You can see the video on youtube here.

Reflections

  1. Define study boundaries (being able to describe the limits of the study) See “Goals” above
  2. Authenticity (construct validity, being personally involved) I was fully committed to the parameters of the study from 9am to 9pm, and in that way, I felt I was authentic towards my project. However, the premise of my study (an able bodied person pretending to be a disabled body) inherently has issues of authenticity embedded in it. I think everyone I interacted with knew in some way that I was not actually deaf or hard of hearing. The worker at the boba shop even asked me “why?” when I showed him the paper that I could not speak today. The other factor is that I was being recorded, which gave away the message that something performative was happening.
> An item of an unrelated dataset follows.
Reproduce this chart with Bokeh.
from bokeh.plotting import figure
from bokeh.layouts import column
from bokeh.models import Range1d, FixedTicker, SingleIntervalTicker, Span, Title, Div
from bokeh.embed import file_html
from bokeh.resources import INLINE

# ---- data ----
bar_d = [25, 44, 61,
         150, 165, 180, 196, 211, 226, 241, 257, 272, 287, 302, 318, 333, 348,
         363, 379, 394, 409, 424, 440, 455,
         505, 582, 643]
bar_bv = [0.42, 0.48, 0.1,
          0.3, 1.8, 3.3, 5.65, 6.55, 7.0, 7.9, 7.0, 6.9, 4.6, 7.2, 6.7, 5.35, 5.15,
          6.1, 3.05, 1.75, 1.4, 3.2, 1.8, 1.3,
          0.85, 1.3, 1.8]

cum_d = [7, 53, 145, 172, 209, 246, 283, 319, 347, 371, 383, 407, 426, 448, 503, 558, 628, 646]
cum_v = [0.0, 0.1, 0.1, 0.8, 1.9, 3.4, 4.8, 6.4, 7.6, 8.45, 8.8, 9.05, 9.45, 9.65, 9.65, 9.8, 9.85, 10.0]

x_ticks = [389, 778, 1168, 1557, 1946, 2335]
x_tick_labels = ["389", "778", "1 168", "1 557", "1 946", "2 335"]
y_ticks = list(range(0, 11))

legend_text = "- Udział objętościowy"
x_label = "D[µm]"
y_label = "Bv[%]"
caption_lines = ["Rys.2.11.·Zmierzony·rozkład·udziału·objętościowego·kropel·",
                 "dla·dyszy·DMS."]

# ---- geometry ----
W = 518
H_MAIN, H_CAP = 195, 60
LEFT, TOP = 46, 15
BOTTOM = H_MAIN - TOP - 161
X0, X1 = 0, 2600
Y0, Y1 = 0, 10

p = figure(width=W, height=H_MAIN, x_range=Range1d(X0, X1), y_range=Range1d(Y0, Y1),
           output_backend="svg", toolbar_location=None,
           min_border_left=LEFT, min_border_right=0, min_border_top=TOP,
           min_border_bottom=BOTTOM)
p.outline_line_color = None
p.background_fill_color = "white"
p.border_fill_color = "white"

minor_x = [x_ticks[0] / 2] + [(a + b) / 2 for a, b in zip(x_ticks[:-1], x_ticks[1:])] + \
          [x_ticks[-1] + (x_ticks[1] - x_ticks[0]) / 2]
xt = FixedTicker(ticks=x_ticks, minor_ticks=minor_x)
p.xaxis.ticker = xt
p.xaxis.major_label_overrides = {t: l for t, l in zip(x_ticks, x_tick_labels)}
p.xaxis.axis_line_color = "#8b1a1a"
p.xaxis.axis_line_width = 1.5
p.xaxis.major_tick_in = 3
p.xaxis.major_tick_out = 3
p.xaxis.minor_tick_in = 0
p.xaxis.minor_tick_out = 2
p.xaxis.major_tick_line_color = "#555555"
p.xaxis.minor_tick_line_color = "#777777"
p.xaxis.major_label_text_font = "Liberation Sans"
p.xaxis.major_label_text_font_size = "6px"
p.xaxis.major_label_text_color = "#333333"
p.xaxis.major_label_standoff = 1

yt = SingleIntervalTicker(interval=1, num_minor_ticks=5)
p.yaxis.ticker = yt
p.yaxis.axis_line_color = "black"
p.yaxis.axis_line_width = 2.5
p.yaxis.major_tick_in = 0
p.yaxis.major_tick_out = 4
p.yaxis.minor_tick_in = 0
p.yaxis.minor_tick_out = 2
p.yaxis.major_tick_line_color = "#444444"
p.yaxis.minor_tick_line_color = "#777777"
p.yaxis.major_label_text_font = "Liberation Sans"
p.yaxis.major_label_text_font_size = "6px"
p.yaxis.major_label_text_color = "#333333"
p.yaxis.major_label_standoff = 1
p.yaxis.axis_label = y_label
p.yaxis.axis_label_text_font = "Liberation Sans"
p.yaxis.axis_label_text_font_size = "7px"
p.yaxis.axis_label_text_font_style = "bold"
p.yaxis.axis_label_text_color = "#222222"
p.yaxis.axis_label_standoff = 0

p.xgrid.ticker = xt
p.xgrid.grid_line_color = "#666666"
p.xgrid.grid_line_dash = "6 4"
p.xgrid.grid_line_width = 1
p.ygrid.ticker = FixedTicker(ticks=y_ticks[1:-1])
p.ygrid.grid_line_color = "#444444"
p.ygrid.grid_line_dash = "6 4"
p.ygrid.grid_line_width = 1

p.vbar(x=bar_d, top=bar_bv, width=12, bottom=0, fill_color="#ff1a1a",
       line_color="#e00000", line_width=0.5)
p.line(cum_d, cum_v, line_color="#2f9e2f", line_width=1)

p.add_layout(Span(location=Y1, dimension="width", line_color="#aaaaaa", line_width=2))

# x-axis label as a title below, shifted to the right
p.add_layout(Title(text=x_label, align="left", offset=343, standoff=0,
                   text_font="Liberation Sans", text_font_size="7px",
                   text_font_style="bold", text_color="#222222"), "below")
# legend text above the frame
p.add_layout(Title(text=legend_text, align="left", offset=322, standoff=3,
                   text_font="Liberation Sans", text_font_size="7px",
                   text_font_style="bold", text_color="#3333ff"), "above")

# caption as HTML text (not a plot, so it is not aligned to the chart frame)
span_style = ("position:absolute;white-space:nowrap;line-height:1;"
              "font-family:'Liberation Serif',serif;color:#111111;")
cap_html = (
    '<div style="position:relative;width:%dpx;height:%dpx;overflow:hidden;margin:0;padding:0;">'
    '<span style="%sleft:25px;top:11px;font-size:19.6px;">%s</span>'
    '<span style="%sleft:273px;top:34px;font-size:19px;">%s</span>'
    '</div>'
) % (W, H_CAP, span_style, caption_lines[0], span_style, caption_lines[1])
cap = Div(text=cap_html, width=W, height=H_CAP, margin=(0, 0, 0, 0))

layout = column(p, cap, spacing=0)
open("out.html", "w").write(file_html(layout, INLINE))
  3. Plausibility or scholarship (it relates to current research, trends,…) In the design and exhibit design industries which I’ve worked in, there is a lack of research and focus on accessibility design. Although it is a requirement in the U.S. to comply with ADA policies when working in a 3D space, and the ADA regulations on virtual spaces are becoming more restrictive, it is not a priority for most companies. I think that as able bodied people and designers, we fundamentally have a huge hole in our understanding of what it’s like to navigate the world with disabilities. And most of the time, we are designing for other people like us. I think my study can act as an experimental research or activity in understanding the pain points, in which design can improve, and also give an alternative perspective to the way things should be designed.
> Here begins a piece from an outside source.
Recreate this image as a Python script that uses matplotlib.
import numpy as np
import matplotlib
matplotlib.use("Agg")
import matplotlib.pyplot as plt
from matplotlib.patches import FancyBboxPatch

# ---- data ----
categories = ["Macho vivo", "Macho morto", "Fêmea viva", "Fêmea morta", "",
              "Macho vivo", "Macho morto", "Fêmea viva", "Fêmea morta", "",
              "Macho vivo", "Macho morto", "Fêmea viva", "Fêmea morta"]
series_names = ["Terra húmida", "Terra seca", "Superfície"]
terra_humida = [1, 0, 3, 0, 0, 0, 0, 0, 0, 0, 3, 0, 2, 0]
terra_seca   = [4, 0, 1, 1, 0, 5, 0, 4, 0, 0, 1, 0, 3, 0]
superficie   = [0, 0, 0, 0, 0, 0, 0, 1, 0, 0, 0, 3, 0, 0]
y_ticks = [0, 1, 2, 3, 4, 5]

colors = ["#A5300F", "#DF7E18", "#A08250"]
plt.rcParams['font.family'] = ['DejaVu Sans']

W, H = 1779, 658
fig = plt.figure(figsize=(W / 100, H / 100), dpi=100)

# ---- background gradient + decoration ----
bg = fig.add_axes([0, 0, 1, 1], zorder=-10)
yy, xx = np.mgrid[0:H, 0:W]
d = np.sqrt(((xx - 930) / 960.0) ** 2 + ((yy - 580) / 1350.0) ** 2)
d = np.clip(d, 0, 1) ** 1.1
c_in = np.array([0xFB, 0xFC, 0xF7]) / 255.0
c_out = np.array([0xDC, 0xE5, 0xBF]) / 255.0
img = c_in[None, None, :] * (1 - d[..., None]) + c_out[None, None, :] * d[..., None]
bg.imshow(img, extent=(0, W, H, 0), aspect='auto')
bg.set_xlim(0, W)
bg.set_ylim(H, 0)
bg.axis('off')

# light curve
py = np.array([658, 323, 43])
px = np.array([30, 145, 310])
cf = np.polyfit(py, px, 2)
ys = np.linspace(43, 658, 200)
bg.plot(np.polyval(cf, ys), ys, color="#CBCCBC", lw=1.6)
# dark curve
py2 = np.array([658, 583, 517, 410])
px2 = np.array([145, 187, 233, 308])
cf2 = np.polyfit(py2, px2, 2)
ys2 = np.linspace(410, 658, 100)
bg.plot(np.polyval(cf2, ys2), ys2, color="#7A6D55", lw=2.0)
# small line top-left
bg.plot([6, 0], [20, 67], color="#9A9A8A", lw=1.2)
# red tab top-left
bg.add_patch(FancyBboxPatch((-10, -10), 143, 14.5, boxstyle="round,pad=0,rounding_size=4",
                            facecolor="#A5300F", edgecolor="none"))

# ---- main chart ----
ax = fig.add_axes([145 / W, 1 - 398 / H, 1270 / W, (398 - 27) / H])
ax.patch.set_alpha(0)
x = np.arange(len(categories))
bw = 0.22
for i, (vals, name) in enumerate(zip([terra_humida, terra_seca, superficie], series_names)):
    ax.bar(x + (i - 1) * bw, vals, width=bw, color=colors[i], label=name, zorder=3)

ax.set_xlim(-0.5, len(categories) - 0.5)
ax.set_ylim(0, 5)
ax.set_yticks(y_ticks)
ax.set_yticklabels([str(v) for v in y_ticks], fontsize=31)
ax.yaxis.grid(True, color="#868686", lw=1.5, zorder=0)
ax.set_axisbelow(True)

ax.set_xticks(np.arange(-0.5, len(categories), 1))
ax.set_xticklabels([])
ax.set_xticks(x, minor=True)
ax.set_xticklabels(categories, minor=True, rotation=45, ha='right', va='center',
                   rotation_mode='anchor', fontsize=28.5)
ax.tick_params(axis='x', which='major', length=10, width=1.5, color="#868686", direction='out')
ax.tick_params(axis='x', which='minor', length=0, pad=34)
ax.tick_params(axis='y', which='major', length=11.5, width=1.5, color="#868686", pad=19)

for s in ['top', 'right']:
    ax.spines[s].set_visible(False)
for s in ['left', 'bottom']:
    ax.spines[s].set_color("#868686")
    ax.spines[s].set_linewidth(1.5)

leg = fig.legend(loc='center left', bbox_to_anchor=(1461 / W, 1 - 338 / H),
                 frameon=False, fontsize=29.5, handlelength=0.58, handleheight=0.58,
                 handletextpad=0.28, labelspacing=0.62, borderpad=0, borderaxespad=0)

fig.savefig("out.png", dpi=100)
  4. Criticality (instrumental utility, imagining ways of thinking and acting differently) I think this point is asking for a critical reflection on my study… In that case, I think I would have limited the technology or tool I was using to communicate with others more intentionally, so I can better understand the experience of using a specific thing. I would have put more focus on a few factors and observed these throughout the day.
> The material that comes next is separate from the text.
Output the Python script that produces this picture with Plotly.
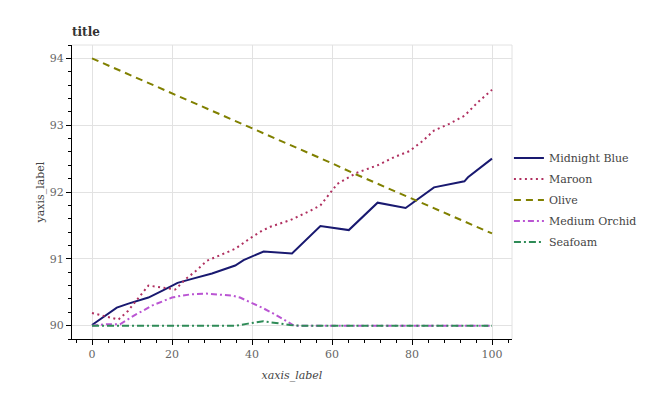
import plotly.graph_objects as go

# ---- data ----
blue_x = [0, 6.2, 9.1, 14.1, 17.5, 21.4, 25, 30, 35.8, 37.9, 42.9, 50, 57.1, 64.2, 71.4, 78.4, 85.5, 93.1, 94, 96.4, 98.1, 100]
blue_y = [90.01, 90.27, 90.33, 90.42, 90.52, 90.64, 90.7, 90.78, 90.9, 90.98, 91.11, 91.08, 91.49, 91.43, 91.84, 91.76, 92.07, 92.16, 92.22, 92.33, 92.42, 92.5]

maroon_x = [0, 3, 6.6, 9, 11.5, 14.1, 16.5, 20.8, 23.5, 26, 28.7, 32.9, 35.8, 39.6, 42.5, 44.6, 49.6, 54.6, 57.1, 59.6, 61.3, 63, 66.3, 71.4, 75.5, 79.3, 82.6, 85.5, 89.3, 93.1, 96.4, 98.5, 100]
maroon_y = [90.19, 90.14, 90.09, 90.22, 90.4, 90.6, 90.58, 90.54, 90.7, 90.82, 90.97, 91.07, 91.15, 91.31, 91.42, 91.48, 91.58, 91.72, 91.8, 91.99, 92.12, 92.18, 92.29, 92.4, 92.52, 92.61, 92.76, 92.92, 93.02, 93.14, 93.34, 93.45, 93.53]

olive_x = [0, 5, 10, 15, 20, 25, 30, 35, 40, 45, 50, 55, 60, 65, 70, 75, 80, 85, 90, 95, 100]
olive_y = [94.0, 93.87, 93.73, 93.61, 93.48, 93.34, 93.21, 93.08, 92.95, 92.82, 92.69, 92.56, 92.43, 92.29, 92.16, 92.03, 91.9, 91.76, 91.64, 91.51, 91.38]

orchid_x = [0, 3.5, 7, 8.5, 11, 13, 15, 17.5, 20, 22.5, 25, 28.5, 32, 35, 37, 39.2, 42.5, 46, 48.8, 50.5, 55, 60, 70, 80, 90, 100]
orchid_y = [90.0, 90.02, 90.02, 90.08, 90.17, 90.23, 90.3, 90.36, 90.42, 90.45, 90.47, 90.48, 90.46, 90.45, 90.42, 90.36, 90.27, 90.16, 90.06, 90.0, 90.0, 90.0, 90.0, 90.0, 90.0, 90.0]

seafoam_x = [0, 10, 20, 30, 36, 39, 42.8, 46, 49.5, 52, 60, 70, 80, 90, 100]
seafoam_y = [90.0, 90.0, 90.0, 90.0, 90.0, 90.03, 90.065, 90.04, 90.01, 90.0, 90.0, 90.0, 90.0, 90.0, 90.0]

series = [
    ("Midnight Blue", blue_x, blue_y, "#191970", "solid"),
    ("Maroon", maroon_x, maroon_y, "#B03060", "2px,3.5px"),
    ("Olive", olive_x, olive_y, "#808000", "7px,5px"),
    ("Medium Orchid", orchid_x, orchid_y, "#BA55D3", "6px,3px,2px,3px"),
    ("Seafoam", seafoam_x, seafoam_y, "#2E8B57", "7px,3px,2px,3px"),
]

x_ticks = [0, 20, 40, 60, 80, 100]
y_ticks = [90, 91, 92, 93, 94]

FONT = "DejaVu Serif"

fig = go.Figure()
for i, (name, xs, ys, color, dash) in enumerate(series):
    fig.add_trace(go.Scatter(x=xs, y=ys, mode="lines", name=name, legendgroup=f"g{i}",
                             line=dict(color=color, width=2, dash=dash)))

fig.update_layout(
    width=665, height=400,
    margin=dict(l=64, r=161, t=37, b=69, autoexpand=False),
    paper_bgcolor="white", plot_bgcolor="white",
    font=dict(family=FONT, size=11, color="#444"),
    title=dict(text="title", x=0, xref="paper", xanchor="left",
               y=1 - 24 / 400, yref="container", yanchor="middle",
               font=dict(family=FONT, size=12, color="#333", weight="bold")),
    legend=dict(x=0.993, xanchor="left", y=0.473, yanchor="middle",
                font=dict(family=FONT, size=11, color="#444"),
                bgcolor="rgba(0,0,0,0)", tracegroupgap=2),
    showlegend=True,
)

fig.update_xaxes(
    range=[-5, 105], tickvals=x_ticks, ticks="outside", ticklen=5, tickcolor="black",
    showline=True, linecolor="black", linewidth=1, automargin=False,
    showgrid=True, gridcolor="#e2e2e2", gridwidth=1, zeroline=False,
    minor=dict(dtick=4, tick0=0, ticks="outside", ticklen=3, tickcolor="black", showgrid=False),
    title=dict(text="<i>xaxis_label</i>", standoff=11, font=dict(family=FONT, size=11, color="#444")),
    tickfont=dict(family=FONT, size=11, color="#666"),
)
fig.update_yaxes(
    range=[89.8, 94.2], tickvals=y_ticks, ticks="outside", ticklen=5, tickcolor="black",
    showline=True, linecolor="black", linewidth=1, automargin=False,
    showgrid=True, gridcolor="#e2e2e2", gridwidth=1, zeroline=False,
    minor=dict(dtick=0.2, tick0=90, ticks="outside", ticklen=3, tickcolor="black", showgrid=False),
    title=dict(text="yaxis_label", standoff=2, font=dict(family=FONT, size=11, color="#444")),
    tickfont=dict(family=FONT, size=11, color="#666"),
)

# light frame on top and right of plot area
fig.add_shape(type="line", xref="paper", yref="paper", x0=0, x1=1, y0=1, y1=1,
              line=dict(color="#e2e2e2", width=1))
fig.add_shape(type="line", xref="paper", yref="paper", x0=1, x1=1, y0=0, y1=1,
              line=dict(color="#e2e2e2", width=1))

fig.write_html("out.html")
  5. Self-revealing communication (communicate in an open and transparent way without filtering or changing what happened) I did not filter most of my field notes, except for a few areas where it was notes on specific people who I didn’t want to make uncomfortable. My experiences are left unfiltered and I think this is valuable because it is the content that I’m examining in my study.
  6. Ethnographic material with confessional content (personal material to be limited to relevant information in relation to the research subject) For this study, it was important for me to not filter my personal notes and experiences because the goal was to understand the general experience. In the next study, I would like to focus more deeply on a specific element of usability or accessibility, and in that case, I would focus less on my general reflections and more on relevant research.
  7. Generalizability (does it relate to others, can it be meaningful for others?) I think this study can be meaningful for others because it’s essentially asking someone to spend a day in someone else’s shoes, someone who is very different from you. It’s important to understand that the goal of my study is not to say I understand what it’s like to be disabled, but rather to give a deeper insight into experiences that I wouldn’t be able to get through other non-experiential means (reading, interviews, observing). Making ourselves vulnerable is the best and most direct way to feel and understand a concept.